Kedua, soal tender dan pelaksanaan. Kabar yang beredar, pemenang tender proyek ini berasal dari luar kota. Tentu secara aturan hal itu tidak dilarang, tapi menjadi ironis ketika penyedia lokal yang seharusnya bisa diberdayakan malah terpinggirkan. Lebih ironis lagi, pelaksanaan proyek ini disebut-sebut tersendat karena material sering terlambat datang akibat kendala finansial kontraktor. Bahkan kabarnya banyak para pekerja proyek akhirnya pulang kampung karena tidak ada yang bisa dikerjakan. Kalau kondisi di lapangan seperti ini, bagaimana publik bisa yakin proyek ini akan selesai tepat waktu dan tepat mutu? Atau malah akan berujung menjadi “Monumen Ngeyel yang Mangkrak”? Kita lihat nanti, yang penting mimin dari awal sudah coba mengingatkan. Ehm.
Ketiga, soal urgensi. Apakah benar kantor Inspektorat lama sudah tidak layak pakai? Ataukah hanya tidak seindah kantor lain untuk dipajang di media?
Di sinilah muncul pertanyaan yang lebih mendasar, sejauh mana Inspektorat sendiri sudah benar-benar menjalankan fungsi pengawasan? Apa kabar adanya temuan dugaan kegiatan fiktif di Disparbudpora? Apa kabar dugaan penyimpangan anggaran di Dishub? Sudahkah semuanya ditangani tuntas, atau sekadar berhenti sebagai laporan yang hilang ditelan waktu?
Ironisnya, di saat fungsi pengawasan masih banyak dipertanyakan, energi justru diarahkan untuk membangun gedung baru. Apakah gedung megah otomatis membuat kinerja Inspektorat semakin bersih dan tajam? Sejarah menunjukkan tidak demikian. Kinerja pengawasan tidak ditentukan oleh marmer di lantai atau kaca di dinding, melainkan oleh keberanian, integritas, dan independensi aparat di dalamnya.

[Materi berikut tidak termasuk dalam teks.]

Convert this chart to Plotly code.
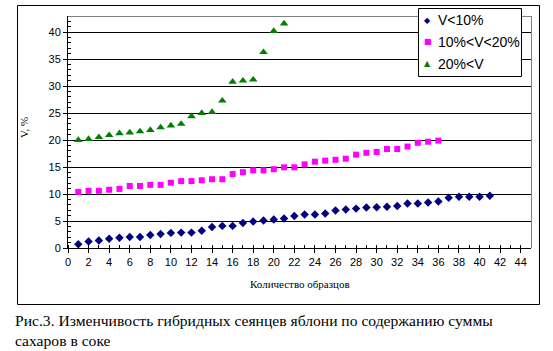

Pembangunan gedung pemerintah memang tampak nyata, ada bentuk fisiknya, ada plakatnya, ada potret peresmian pejabat dengan senyum lebar. Tapi pelayanan publik yang lebih cepat, transparan, dan akuntabel? Itu tidak bisa difoto. Padahal esensi Inspektorat justru ada di situ, mengawasi agar anggaran rakyat dipakai secara efektif. Bukannya malah ikut menambah daftar proyek yang patut dipertanyakan.
Gedung baru seharusnya lahir dari kebutuhan yang jelas, bukan sekadar simbol gengsi atau proyek penyerapan anggaran. Dan sebelum berbicara tentang lantai marmer dan cat baru, alangkah baiknya Inspektorat menjawab dulu satu hal, sudahkah fungsi lama dijalankan dengan benar? Kalau belum, ya jangan heran kalau gedung baru pun bernasib sama, berdiri setengah hati, lalu ditinggal pergi.